Tuesday, 15 January 2013

I grow old, I grow old

Ah, what shall I be at fifty 
Should Nature keep me alive, 
If I find the world so bitter 
When I am but twenty-five?

When I was a sulky twenty year old university student I read these lines and thought that they would be perfect to share on the great and tragic occasion of my twenty-fifth birthday. Today happens to be that day, and as usual I realise that past me was being a touch over-dramatic. Do I feel bitter? Not more than usual. Do I feel twenty-five? Not that either.

In fact, I feel the same age I've done for years, which is about twelve. Inside I am still the same strange, slightly smelly child I have ever been, but for some reason people look at me and are taken in by the grown-up I have turned into on the outside. These people look at my grown-up clothes and grown-up face and they let me have things, like money and a flat and a driving license and cocktails. It's amazing.

(c) The Shifted Librarian
So, if that original twelve-year-old me could look into her future and see what I've made of her, what would she say about it?

First, I think she'd like the flat. She'd really like the shelves and shelves of books (though she would say MORE SCI FI PLEASE), and she would go into raptures about the large tank containing Watson the lizard. Twelve-year-old me had just decided that a bearded dragon was one of her lifetime's ambitions, so she would give me major kudos for that. She would also, I think, be very pleased to discover that I had a boyfriend. Twelve-year-old me was sure that, because she could not marry one of Diana Wynne Jones' heroes, she was going to die unloved and alone. In fact, the only thing about my living arrangement that would bother twelve-year-old me is my lack of a dog. Twelve-year-old me would be EXTREMELY displeased about this, because dogs are one of the reasons for being alive in the first place. (I agree with her, and I am sad about it too).

What about what I do with my life? Well, I think that if I could have sat my twelve-year-old self down and told her that one day, people were going to send me books FOR FREE so I could write reviews of them, she would have probably wept with joy.
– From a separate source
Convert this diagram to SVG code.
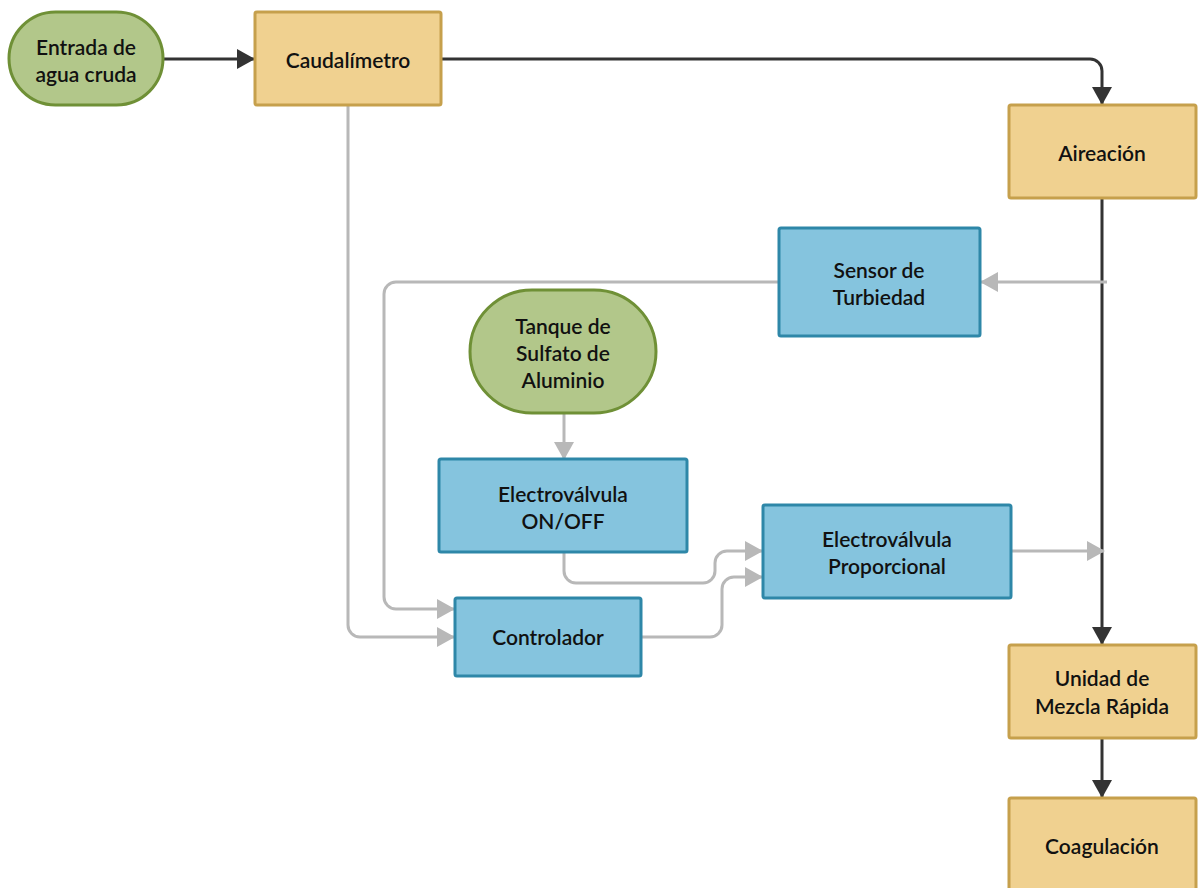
<svg xmlns="http://www.w3.org/2000/svg" width="1198" height="888" viewBox="0 0 1198 888">
  <style>
    .lbl { font-family: Lato, "Open Sans", "Liberation Sans", sans-serif; font-size: 21px; font-weight: 600; fill: #111; text-anchor: middle; dominant-baseline: central; }
    .green { fill: #b2c78a; stroke: #6f9036; stroke-width: 3; }
    .sand { fill: #f0d190; stroke: #c6a04c; stroke-width: 3; }
    .blue { fill: #85c4de; stroke: #2e87a8; stroke-width: 3; }
    .flow { fill: none; stroke: #333333; stroke-width: 3; }
    .sig { fill: none; stroke: #b8b8b8; stroke-width: 3; }
  </style>
  <defs>
    <marker id="arrowDark" markerUnits="userSpaceOnUse" viewBox="0 0 18 20" markerWidth="18" markerHeight="20" refX="17" refY="10" orient="auto">
      <path d="M0,0 L18,10 L0,20 z" fill="#333333"/>
    </marker>
    <marker id="arrowGray" markerUnits="userSpaceOnUse" viewBox="0 0 18 20" markerWidth="18" markerHeight="20" refX="17" refY="10" orient="auto">
      <path d="M0,0 L18,10 L0,20 z" fill="#b8b8b8"/>
    </marker>
  </defs>

  <rect width="1198" height="888" fill="#ffffff"/>

  <!-- connectors -->
  <g id="connectors">
    <path class="flow" d="M163,59 H254" marker-end="url(#arrowDark)"/>
    <path class="flow" d="M441,59 H1090 A12,12 0 0 1 1102,71 V104" marker-end="url(#arrowDark)"/>
    <path class="flow" d="M1102,198 V644" marker-end="url(#arrowDark)"/>
    <path class="flow" d="M1102,738 V797" marker-end="url(#arrowDark)"/>

    <path class="sig" d="M1107,282 H981" marker-end="url(#arrowGray)"/>
    <path class="sig" d="M778,282 H396 A12,12 0 0 0 384,294 V597 A12,12 0 0 0 396,609 H454" marker-end="url(#arrowGray)"/>
    <path class="sig" d="M348,106 V625 A12,12 0 0 0 360,637 H454" marker-end="url(#arrowGray)"/>
    <path class="sig" d="M564,414 V459" marker-end="url(#arrowGray)"/>
    <path class="sig" d="M564,553 V571 A12,12 0 0 0 576,583 H703 A12,12 0 0 0 715,571 V563 A12,12 0 0 1 727,551 H762" marker-end="url(#arrowGray)"/>
    <path class="sig" d="M641,637 H710 A12,12 0 0 0 722,625 V589 A12,12 0 0 1 734,577 H762" marker-end="url(#arrowGray)"/>
    <path class="sig" d="M1011,551 H1104" marker-end="url(#arrowGray)"/>
  </g>

  <!-- nodes -->
  <g id="entrada">
    <rect class="green" x="9" y="12" width="154" height="93" rx="46.5" ry="46.5"/>
    <text class="lbl"><tspan x="86" y="46">Entrada de</tspan><tspan x="86" y="73">agua cruda</tspan></text>
  </g>

  <g id="caudalimetro">
    <rect class="sand" x="255" y="12" width="186" height="93" rx="2"/>
    <text class="lbl" x="348" y="59">Caudalímetro</text>
  </g>

  <g id="aireacion">
    <rect class="sand" x="1009" y="105" width="187" height="93" rx="2"/>
    <text class="lbl" x="1102" y="152">Aireación</text>
  </g>

  <g id="sensor">
    <rect class="blue" x="779" y="228" width="201" height="108" rx="2"/>
    <text class="lbl"><tspan x="879" y="269">Sensor de</tspan><tspan x="879" y="296">Turbiedad</tspan></text>
  </g>

  <g id="tanque">
    <rect class="green" x="470" y="290" width="186" height="123" rx="62" ry="61.5"/>
    <text class="lbl"><tspan x="563" y="325">Tanque de</tspan><tspan x="563" y="352">Sulfato de</tspan><tspan x="563" y="379">Aluminio</tspan></text>
  </g>

  <g id="valvula-onoff">
    <rect class="blue" x="439" y="459" width="248" height="93" rx="2"/>
    <text class="lbl"><tspan x="563" y="493">Electroválvula</tspan><tspan x="563" y="520">ON/OFF</tspan></text>
  </g>

  <g id="valvula-proporcional">
    <rect class="blue" x="763" y="505" width="248" height="93" rx="2"/>
    <text class="lbl"><tspan x="887" y="538">Electroválvula</tspan><tspan x="887" y="565">Proporcional</tspan></text>
  </g>

  <g id="controlador">
    <rect class="blue" x="455" y="598" width="186" height="78" rx="2"/>
    <text class="lbl" x="548" y="636">Controlador</text>
  </g>

  <g id="mezcla-rapida">
    <rect class="sand" x="1009" y="645" width="187" height="93" rx="2"/>
    <text class="lbl"><tspan x="1102" y="677">Unidad de</tspan><tspan x="1102" y="705">Mezcla Rápida</tspan></text>
  </g>

  <g id="coagulacion">
    <rect class="sand" x="1009" y="798" width="187" height="92" rx="2"/>
    <text class="lbl" x="1102" y="845">Coagulación</text>
  </g>
</svg>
And if I'd added that I was going to spend my days helping to run a literary magazine and working in publishing houses, and write books in my spare time...

Well, I'm pretty sure that twelve-year-old me would look at me and say, "When I grow up, I want to be you."

Granted, I don't have a full-time paying job. Granted, my boiler makes strange and horrible noises every time it turns on. Granted, I have to pay bills and buy food and wash the kitchen floor, because it turns out that when you grow up no one else is prepared to do that sort of thing for you any more.

But there's something pretty great about being able to say that, at the age twenty-five, I have pretty much turned into the person I always wanted to be.